* [TASK DETAILS] Exclude images, then output the remaining data verbatim.

* [DATASET EXCERPT]
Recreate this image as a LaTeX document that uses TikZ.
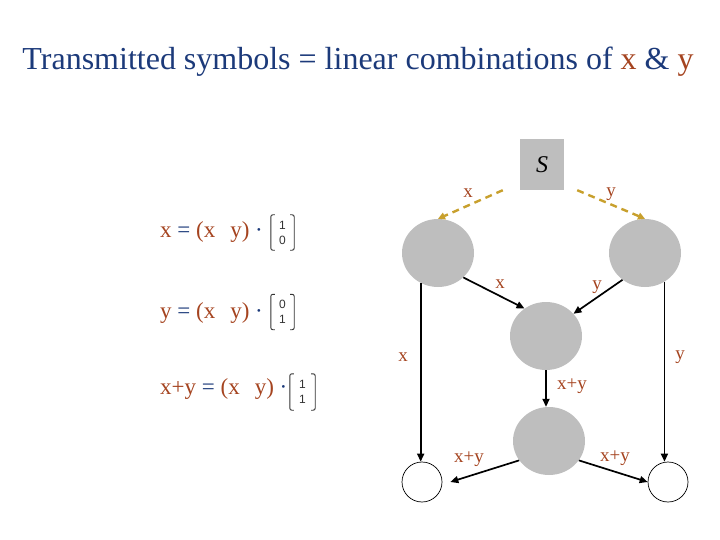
\documentclass[tikz,border=0pt]{standalone}
\usepackage{fontspec}
\setmainfont{Liberation Serif}
\newfontfamily\numfont{Liberation Sans}
\usetikzlibrary{arrows.meta,shapes.geometric}
\definecolor{titleblue}{RGB}{28,58,122}
\definecolor{symbrown}{RGB}{165,68,32}
\definecolor{dashgold}{RGB}{200,160,45}
\definecolor{nodegray}{RGB}{190,190,190}
\begin{document}
\begin{tikzpicture}[x=1pt,y=-1pt,
  graynode/.style={ellipse,fill=nodegray,minimum width=72pt,minimum height=68pt,inner sep=0pt},
  sinknode/.style={circle,draw=black,line width=0.7pt,minimum size=40pt,inner sep=0pt},
  srcbox/.style={rectangle,fill=nodegray,minimum width=44pt,minimum height=51pt,inner sep=0pt},
  flow/.style={-{Triangle[length=8pt,width=7pt]},line width=1.7pt,black},
  bcast/.style={-{Triangle[length=7pt,width=7pt]},line width=2.4pt,dashgold,dash pattern=on 7pt off 5pt},
  lbl/.style={text=symbrown,font=\fontsize{19}{22}\selectfont,inner sep=0pt},
  eq/.style={anchor=west,inner sep=0pt,font=\fontsize{23}{27}\selectfont},
  vecnum/.style={font=\numfont\fontsize{12}{15}\selectfont,text=black!80,align=center,minimum width=23pt,minimum height=35pt,inner sep=0pt},
  bracket/.style={line width=0.9pt,black!80,rounded corners=2pt}
]
\useasboundingbox (0,0) rectangle (720,540);
\node[font=\fontsize{32}{38}\selectfont,text=titleblue] (title) at (358,62) {Transmitted symbols = linear combinations of \textcolor{symbrown}{x} \& \textcolor{symbrown}{y}};

% nodes
\node[srcbox] (S) at (542,164.5) {\raisebox{-2pt}{\fontsize{24}{28}\selectfont\itshape S}};
\node[graynode] (A) at (438,253) {};
\node[graynode] (B) at (645,253) {};
\node[graynode] (C) at (546,336) {};
\node[graynode] (D) at (549,441) {};
\node[sinknode] (E) at (422,482) {};
\node[sinknode] (F) at (668,482) {};

% broadcast
\draw[bcast] ([xshift=-17pt]S.south west) -- (A.north);
\draw[bcast] ([xshift=13pt]S.south east) -- (B.north);
\node[lbl] (lx1) at (468,193) {x};
\node[lbl] (ly1) at (611,194) {y};

% flows
\draw[flow] (A.-44) -- (C.128);
\draw[flow] (B.230) -- (C.39);
\draw[flow] (C.south) -- (C.south |- D.north);
\draw[flow] (A.240) -- (A.240 |- E.north);
\draw[flow] (B.304) -- (B.304 |- F.north);
\draw[flow] (D.213) -- ([xshift=8pt]E.east);
\draw[flow] (D.327) -- (F.west);
\node[lbl] (lx2) at (500,284) {x};
\node[lbl] (ly2) at (597,287) {y};
\node[lbl] (lxy1) at (572,386) {x+y};
\node[lbl] (lx3) at (403,357) {x};
\node[lbl] (ly3) at (680,357) {y};
\node[lbl] (lxy2) at (469,459) {x+y};
\node[lbl] (lxy3) at (615,458) {x+y};

% equations
\node[eq] (eq1) at (160,232) {\textcolor{symbrown}{x} \textcolor{titleblue}{=} \textcolor{symbrown}{(x\hspace{15pt}y)} \textcolor{titleblue}{·}};
\node[eq] (eq2) at (160,313) {\textcolor{symbrown}{y} \textcolor{titleblue}{=} \textcolor{symbrown}{(x\hspace{15pt}y)} \textcolor{titleblue}{·}};
\node[eq] (eq3) at (160,389) {\textcolor{symbrown}{x+y} \textcolor{titleblue}{=} \textcolor{symbrown}{(x\hspace{15pt}y)} \textcolor{titleblue}{·}};

\node[vecnum] (m1) at (282.5,232.5) {1\\0};
\node[vecnum] (m2) at (282.5,312) {0\\1};
\node[vecnum,minimum width=25pt,minimum height=36pt] (m3) at (302.5,392) {1\\1};
\foreach \m in {m1,m2,m3}{
  \draw[bracket] ([xshift=4pt]\m.north west) -- (\m.north west) -- (\m.south west) -- ([xshift=4pt]\m.south west);
  \draw[bracket] ([xshift=-4pt]\m.north east) -- (\m.north east) -- (\m.south east) -- ([xshift=-4pt]\m.south east);
}
\end{tikzpicture}
\end{document}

* [RESULT]
Recreate this image as a LaTeX document that uses TikZ.
\documentclass[tikz,border=0pt]{standalone}
\usepackage{fontspec}
\setmainfont{Liberation Serif}
\newfontfamily\numfont{Liberation Sans}
\usetikzlibrary{arrows.meta,shapes.geometric}
\definecolor{titleblue}{RGB}{28,58,122}
\definecolor{symbrown}{RGB}{165,68,32}
\definecolor{dashgold}{RGB}{200,160,45}
\definecolor{nodegray}{RGB}{190,190,190}
\begin{document}
\begin{tikzpicture}[x=1pt,y=-1pt,
  graynode/.style={ellipse,fill=nodegray,minimum width=72pt,minimum height=68pt,inner sep=0pt},
  sinknode/.style={circle,draw=black,line width=0.7pt,minimum size=40pt,inner sep=0pt},
  srcbox/.style={rectangle,fill=nodegray,minimum width=44pt,minimum height=51pt,inner sep=0pt},
  flow/.style={-{Triangle[length=8pt,width=7pt]},line width=1.7pt,black},
  bcast/.style={-{Triangle[length=7pt,width=7pt]},line width=2.4pt,dashgold,dash pattern=on 7pt off 5pt},
  lbl/.style={text=symbrown,font=\fontsize{19}{22}\selectfont,inner sep=0pt},
  eq/.style={anchor=west,inner sep=0pt,font=\fontsize{23}{27}\selectfont},
  vecnum/.style={font=\numfont\fontsize{12}{15}\selectfont,text=black!80,align=center,minimum width=23pt,minimum height=35pt,inner sep=0pt},
  bracket/.style={line width=0.9pt,black!80,rounded corners=2pt}
]
\useasboundingbox (0,0) rectangle (720,540);
\node[font=\fontsize{32}{38}\selectfont,text=titleblue] (title) at (358,62) {Transmitted symbols = linear combinations of \textcolor{symbrown}{x} \& \textcolor{symbrown}{y}};

% nodes
\node[srcbox] (S) at (542,164.5) {\raisebox{-2pt}{\fontsize{24}{28}\selectfont\itshape S}};
\node[graynode] (A) at (438,253) {};
\node[graynode] (B) at (645,253) {};
\node[graynode] (C) at (546,336) {};
\node[graynode] (D) at (549,441) {};
\node[sinknode] (E) at (422,482) {};
\node[sinknode] (F) at (668,482) {};

% broadcast
\draw[bcast] ([xshift=-17pt]S.south west) -- (A.north);
\draw[bcast] ([xshift=13pt]S.south east) -- (B.north);
\node[lbl] (lx1) at (468,193) {x};
\node[lbl] (ly1) at (611,194) {y};

% flows
\draw[flow] (A.-44) -- (C.128);
\draw[flow] (B.230) -- (C.39);
\draw[flow] (C.south) -- (C.south |- D.north);
\draw[flow] (A.240) -- (A.240 |- E.north);
\draw[flow] (B.304) -- (B.304 |- F.north);
\draw[flow] (D.213) -- ([xshift=8pt]E.east);
\draw[flow] (D.327) -- (F.west);
\node[lbl] (lx2) at (500,284) {x};
\node[lbl] (ly2) at (597,287) {y};
\node[lbl] (lxy1) at (572,386) {x+y};
\node[lbl] (lx3) at (403,357) {x};
\node[lbl] (ly3) at (680,357) {y};
\node[lbl] (lxy2) at (469,459) {x+y};
\node[lbl] (lxy3) at (615,458) {x+y};

% equations
\node[eq] (eq1) at (160,232) {\textcolor{symbrown}{x} \textcolor{titleblue}{=} \textcolor{symbrown}{(x\hspace{15pt}y)} \textcolor{titleblue}{·}};
\node[eq] (eq2) at (160,313) {\textcolor{symbrown}{y} \textcolor{titleblue}{=} \textcolor{symbrown}{(x\hspace{15pt}y)} \textcolor{titleblue}{·}};
\node[eq] (eq3) at (160,389) {\textcolor{symbrown}{x+y} \textcolor{titleblue}{=} \textcolor{symbrown}{(x\hspace{15pt}y)} \textcolor{titleblue}{·}};

\node[vecnum] (m1) at (282.5,232.5) {1\\0};
\node[vecnum] (m2) at (282.5,312) {0\\1};
\node[vecnum,minimum width=25pt,minimum height=36pt] (m3) at (302.5,392) {1\\1};
\foreach \m in {m1,m2,m3}{
  \draw[bracket] ([xshift=4pt]\m.north west) -- (\m.north west) -- (\m.south west) -- ([xshift=4pt]\m.south west);
  \draw[bracket] ([xshift=-4pt]\m.north east) -- (\m.north east) -- (\m.south east) -- ([xshift=-4pt]\m.south east);
}
\end{tikzpicture}
\end{document}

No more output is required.